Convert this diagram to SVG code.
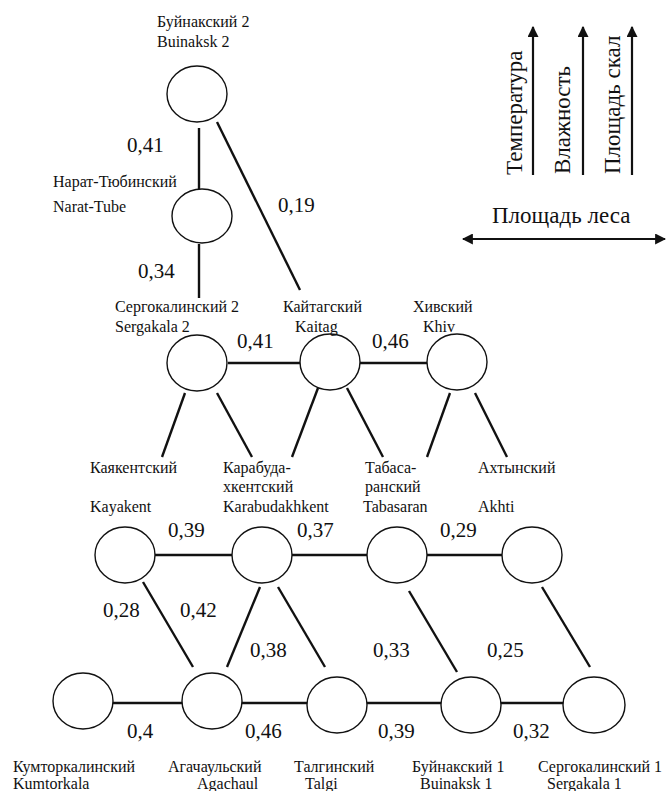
<svg xmlns="http://www.w3.org/2000/svg" width="667" height="791" viewBox="0 0 667 791" font-family="Liberation Serif, DejaVu Serif, serif">
<defs>
<style>
.n{fill:#fff;stroke:#111;stroke-width:1.4}
.e{stroke:#111;stroke-width:2.4;fill:none}
text{fill:#111}
.lbl{font-size:16px}
.w{font-size:21px}
.leg{font-size:23px}
.ax{stroke:#111;stroke-width:2.2;fill:none}
</style>
<marker id="ah" viewBox="0 0 10 10" refX="9" refY="5" markerWidth="5" markerHeight="5" orient="auto-start-reverse" markerUnits="strokeWidth">
<path d="M0,0 L10,5 L0,10 z" fill="#111"/>
</marker>
</defs>
<rect width="667" height="791" fill="#fff"/>
<g id="connectors">
<line class="e" x1="199" y1="128" x2="199" y2="189"/>
<line class="e" x1="199" y1="244" x2="199" y2="298"/>
<line class="e" x1="217" y1="122" x2="300" y2="290"/>
<line class="e" x1="228" y1="363" x2="300" y2="363"/>
<line class="e" x1="360" y1="363" x2="427" y2="363"/>
<line class="e" x1="185" y1="393" x2="162" y2="457"/>
<line class="e" x1="217" y1="393" x2="252" y2="457"/>
<line class="e" x1="318" y1="388" x2="292" y2="457"/>
<line class="e" x1="347" y1="388" x2="383" y2="457"/>
<line class="e" x1="450" y1="393" x2="427" y2="457"/>
<line class="e" x1="475" y1="393" x2="507" y2="457"/>
<line class="e" x1="155" y1="555" x2="232" y2="555"/>
<line class="e" x1="292" y1="555" x2="367" y2="555"/>
<line class="e" x1="427" y1="555" x2="502" y2="555"/>
<line class="e" x1="143" y1="582" x2="193" y2="667"/>
<line class="e" x1="260" y1="587" x2="227" y2="667"/>
<line class="e" x1="278" y1="587" x2="325" y2="667"/>
<line class="e" x1="409" y1="591" x2="457" y2="672"/>
<line class="e" x1="542" y1="587" x2="590" y2="667"/>
<line class="e" x1="113" y1="703" x2="182" y2="703"/>
<line class="e" x1="242" y1="703" x2="307" y2="703"/>
<line class="e" x1="367" y1="703" x2="441" y2="703"/>
<line class="e" x1="500" y1="703" x2="564" y2="703"/>
</g>
<g id="weights">
<text class="w" x="127" y="152">0,41</text>
<text class="w" x="278" y="212">0,19</text>
<text class="w" x="138" y="278">0,34</text>
<text class="w" x="237" y="348">0,41</text>
<text class="w" x="372" y="348">0,46</text>
<text class="w" x="168" y="537">0,39</text>
<text class="w" x="297" y="537">0,37</text>
<text class="w" x="440" y="537">0,29</text>
<text class="w" x="103" y="617">0,28</text>
<text class="w" x="180" y="617">0,42</text>
<text class="w" x="250" y="657">0,38</text>
<text class="w" x="373" y="657">0,33</text>
<text class="w" x="487" y="657">0,25</text>
<text class="w" x="127" y="738">0,4</text>
<text class="w" x="245" y="738">0,46</text>
<text class="w" x="378" y="738">0,39</text>
<text class="w" x="513" y="738">0,32</text>
</g>
<g id="buinaksk2">
<ellipse class="n" cx="197" cy="94" rx="30" ry="28"/>
<text class="lbl" x="157" y="27">Буйнакский 2</text>
<text class="lbl" x="157" y="47">Buinaksk 2</text>
</g>
<g id="narat-tube">
<ellipse class="n" cx="202" cy="216" rx="30" ry="27"/>
<text class="lbl" x="53" y="187">Нарат-Тюбинский</text>
<text class="lbl" x="53" y="212">Narat-Tube</text>
</g>
<g id="sergakala2">
<ellipse class="n" cx="197" cy="363" rx="30" ry="28"/>
<text class="lbl" x="115" y="312">Сергокалинский 2</text>
<text class="lbl" x="115" y="332">Sergakala 2</text>
</g>
<g id="kaitag">
<ellipse class="n" cx="330" cy="362" rx="30" ry="28"/>
<text class="lbl" x="283" y="312">Кайтагский</text>
<text class="lbl" x="295" y="332">Kaitag</text>
</g>
<g id="khiv">
<ellipse class="n" cx="457" cy="362" rx="30" ry="28"/>
<text class="lbl" x="413" y="312">Хивский</text>
<text class="lbl" x="423" y="332">Khiv</text>
</g>
<g id="kayakent">
<ellipse class="n" cx="125" cy="555" rx="30" ry="28"/>
<text class="lbl" x="90" y="473">Каякентский</text>
<text class="lbl" x="90" y="512">Kayakent</text>
</g>
<g id="karabudakhkent">
<ellipse class="n" cx="262" cy="555" rx="30" ry="28"/>
<text class="lbl" x="223" y="473">Карабуда-</text>
<text class="lbl" x="223" y="492">хкентский</text>
<text class="lbl" x="223" y="512">Karabudakhkent</text>
</g>
<g id="tabasaran">
<ellipse class="n" cx="397" cy="555" rx="30" ry="28"/>
<text class="lbl" x="365" y="473">Табаса-</text>
<text class="lbl" x="365" y="492">ранский</text>
<text class="lbl" x="363" y="512">Tabasaran</text>
</g>
<g id="akhti">
<ellipse class="n" cx="532" cy="555" rx="30" ry="28"/>
<text class="lbl" x="478" y="473">Ахтынский</text>
<text class="lbl" x="478" y="512">Akhti</text>
</g>
<g id="kumtorkala">
<ellipse class="n" cx="83" cy="701" rx="30" ry="28"/>
<text class="lbl" x="13" y="772">Кумторкалинский</text>
<text class="lbl" x="13" y="789">Kumtorkala</text>
</g>
<g id="agachaul">
<ellipse class="n" cx="212" cy="701" rx="30" ry="28"/>
<text class="lbl" x="168" y="772">Агачаульский</text>
<text class="lbl" x="197" y="789">Agachaul</text>
</g>
<g id="talgi">
<ellipse class="n" cx="337" cy="705" rx="30" ry="28"/>
<text class="lbl" x="294" y="772">Талгинский</text>
<text class="lbl" x="305" y="789">Talgi</text>
</g>
<g id="buinaksk1">
<ellipse class="n" cx="471" cy="705" rx="30" ry="28"/>
<text class="lbl" x="412" y="772">Буйнакский 1</text>
<text class="lbl" x="420" y="789">Buinaksk 1</text>
</g>
<g id="sergakala1">
<ellipse class="n" cx="594" cy="705" rx="31" ry="28"/>
<text class="lbl" x="538" y="772">Сергокалинский 1</text>
<text class="lbl" x="547" y="789">Sergakala 1</text>
</g>
<g id="legend">
<line class="ax" x1="533" y1="175" x2="533" y2="27" marker-end="url(#ah)"/>
<line class="ax" x1="583" y1="175" x2="583" y2="27" marker-end="url(#ah)"/>
<line class="ax" x1="632" y1="175" x2="632" y2="27" marker-end="url(#ah)"/>
<line class="ax" x1="463" y1="239" x2="665" y2="239" marker-start="url(#ah)" marker-end="url(#ah)"/>
<text class="leg" transform="translate(522,175) rotate(-90)">Температура</text>
<text class="leg" transform="translate(570,174) rotate(-90)">Влажность</text>
<text class="leg" transform="translate(620,174) rotate(-90)">Площадь скал</text>
<text class="leg" x="492" y="223">Площадь леса</text>
</g>
</svg>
++++++++++++++++++++
— Exercise task —
Quote every line word for word and keep the images out of the copy.

— Exercise output —
Convert this diagram to SVG code.
<svg xmlns="http://www.w3.org/2000/svg" width="667" height="791" viewBox="0 0 667 791" font-family="Liberation Serif, DejaVu Serif, serif">
<defs>
<style>
.n{fill:#fff;stroke:#111;stroke-width:1.4}
.e{stroke:#111;stroke-width:2.4;fill:none}
text{fill:#111}
.lbl{font-size:16px}
.w{font-size:21px}
.leg{font-size:23px}
.ax{stroke:#111;stroke-width:2.2;fill:none}
</style>
<marker id="ah" viewBox="0 0 10 10" refX="9" refY="5" markerWidth="5" markerHeight="5" orient="auto-start-reverse" markerUnits="strokeWidth">
<path d="M0,0 L10,5 L0,10 z" fill="#111"/>
</marker>
</defs>
<rect width="667" height="791" fill="#fff"/>
<g id="connectors">
<line class="e" x1="199" y1="128" x2="199" y2="189"/>
<line class="e" x1="199" y1="244" x2="199" y2="298"/>
<line class="e" x1="217" y1="122" x2="300" y2="290"/>
<line class="e" x1="228" y1="363" x2="300" y2="363"/>
<line class="e" x1="360" y1="363" x2="427" y2="363"/>
<line class="e" x1="185" y1="393" x2="162" y2="457"/>
<line class="e" x1="217" y1="393" x2="252" y2="457"/>
<line class="e" x1="318" y1="388" x2="292" y2="457"/>
<line class="e" x1="347" y1="388" x2="383" y2="457"/>
<line class="e" x1="450" y1="393" x2="427" y2="457"/>
<line class="e" x1="475" y1="393" x2="507" y2="457"/>
<line class="e" x1="155" y1="555" x2="232" y2="555"/>
<line class="e" x1="292" y1="555" x2="367" y2="555"/>
<line class="e" x1="427" y1="555" x2="502" y2="555"/>
<line class="e" x1="143" y1="582" x2="193" y2="667"/>
<line class="e" x1="260" y1="587" x2="227" y2="667"/>
<line class="e" x1="278" y1="587" x2="325" y2="667"/>
<line class="e" x1="409" y1="591" x2="457" y2="672"/>
<line class="e" x1="542" y1="587" x2="590" y2="667"/>
<line class="e" x1="113" y1="703" x2="182" y2="703"/>
<line class="e" x1="242" y1="703" x2="307" y2="703"/>
<line class="e" x1="367" y1="703" x2="441" y2="703"/>
<line class="e" x1="500" y1="703" x2="564" y2="703"/>
</g>
<g id="weights">
<text class="w" x="127" y="152">0,41</text>
<text class="w" x="278" y="212">0,19</text>
<text class="w" x="138" y="278">0,34</text>
<text class="w" x="237" y="348">0,41</text>
<text class="w" x="372" y="348">0,46</text>
<text class="w" x="168" y="537">0,39</text>
<text class="w" x="297" y="537">0,37</text>
<text class="w" x="440" y="537">0,29</text>
<text class="w" x="103" y="617">0,28</text>
<text class="w" x="180" y="617">0,42</text>
<text class="w" x="250" y="657">0,38</text>
<text class="w" x="373" y="657">0,33</text>
<text class="w" x="487" y="657">0,25</text>
<text class="w" x="127" y="738">0,4</text>
<text class="w" x="245" y="738">0,46</text>
<text class="w" x="378" y="738">0,39</text>
<text class="w" x="513" y="738">0,32</text>
</g>
<g id="buinaksk2">
<ellipse class="n" cx="197" cy="94" rx="30" ry="28"/>
<text class="lbl" x="157" y="27">Буйнакский 2</text>
<text class="lbl" x="157" y="47">Buinaksk 2</text>
</g>
<g id="narat-tube">
<ellipse class="n" cx="202" cy="216" rx="30" ry="27"/>
<text class="lbl" x="53" y="187">Нарат-Тюбинский</text>
<text class="lbl" x="53" y="212">Narat-Tube</text>
</g>
<g id="sergakala2">
<ellipse class="n" cx="197" cy="363" rx="30" ry="28"/>
<text class="lbl" x="115" y="312">Сергокалинский 2</text>
<text class="lbl" x="115" y="332">Sergakala 2</text>
</g>
<g id="kaitag">
<ellipse class="n" cx="330" cy="362" rx="30" ry="28"/>
<text class="lbl" x="283" y="312">Кайтагский</text>
<text class="lbl" x="295" y="332">Kaitag</text>
</g>
<g id="khiv">
<ellipse class="n" cx="457" cy="362" rx="30" ry="28"/>
<text class="lbl" x="413" y="312">Хивский</text>
<text class="lbl" x="423" y="332">Khiv</text>
</g>
<g id="kayakent">
<ellipse class="n" cx="125" cy="555" rx="30" ry="28"/>
<text class="lbl" x="90" y="473">Каякентский</text>
<text class="lbl" x="90" y="512">Kayakent</text>
</g>
<g id="karabudakhkent">
<ellipse class="n" cx="262" cy="555" rx="30" ry="28"/>
<text class="lbl" x="223" y="473">Карабуда-</text>
<text class="lbl" x="223" y="492">хкентский</text>
<text class="lbl" x="223" y="512">Karabudakhkent</text>
</g>
<g id="tabasaran">
<ellipse class="n" cx="397" cy="555" rx="30" ry="28"/>
<text class="lbl" x="365" y="473">Табаса-</text>
<text class="lbl" x="365" y="492">ранский</text>
<text class="lbl" x="363" y="512">Tabasaran</text>
</g>
<g id="akhti">
<ellipse class="n" cx="532" cy="555" rx="30" ry="28"/>
<text class="lbl" x="478" y="473">Ахтынский</text>
<text class="lbl" x="478" y="512">Akhti</text>
</g>
<g id="kumtorkala">
<ellipse class="n" cx="83" cy="701" rx="30" ry="28"/>
<text class="lbl" x="13" y="772">Кумторкалинский</text>
<text class="lbl" x="13" y="789">Kumtorkala</text>
</g>
<g id="agachaul">
<ellipse class="n" cx="212" cy="701" rx="30" ry="28"/>
<text class="lbl" x="168" y="772">Агачаульский</text>
<text class="lbl" x="197" y="789">Agachaul</text>
</g>
<g id="talgi">
<ellipse class="n" cx="337" cy="705" rx="30" ry="28"/>
<text class="lbl" x="294" y="772">Талгинский</text>
<text class="lbl" x="305" y="789">Talgi</text>
</g>
<g id="buinaksk1">
<ellipse class="n" cx="471" cy="705" rx="30" ry="28"/>
<text class="lbl" x="412" y="772">Буйнакский 1</text>
<text class="lbl" x="420" y="789">Buinaksk 1</text>
</g>
<g id="sergakala1">
<ellipse class="n" cx="594" cy="705" rx="31" ry="28"/>
<text class="lbl" x="538" y="772">Сергокалинский 1</text>
<text class="lbl" x="547" y="789">Sergakala 1</text>
</g>
<g id="legend">
<line class="ax" x1="533" y1="175" x2="533" y2="27" marker-end="url(#ah)"/>
<line class="ax" x1="583" y1="175" x2="583" y2="27" marker-end="url(#ah)"/>
<line class="ax" x1="632" y1="175" x2="632" y2="27" marker-end="url(#ah)"/>
<line class="ax" x1="463" y1="239" x2="665" y2="239" marker-start="url(#ah)" marker-end="url(#ah)"/>
<text class="leg" transform="translate(522,175) rotate(-90)">Температура</text>
<text class="leg" transform="translate(570,174) rotate(-90)">Влажность</text>
<text class="leg" transform="translate(620,174) rotate(-90)">Площадь скал</text>
<text class="leg" x="492" y="223">Площадь леса</text>
</g>
</svg>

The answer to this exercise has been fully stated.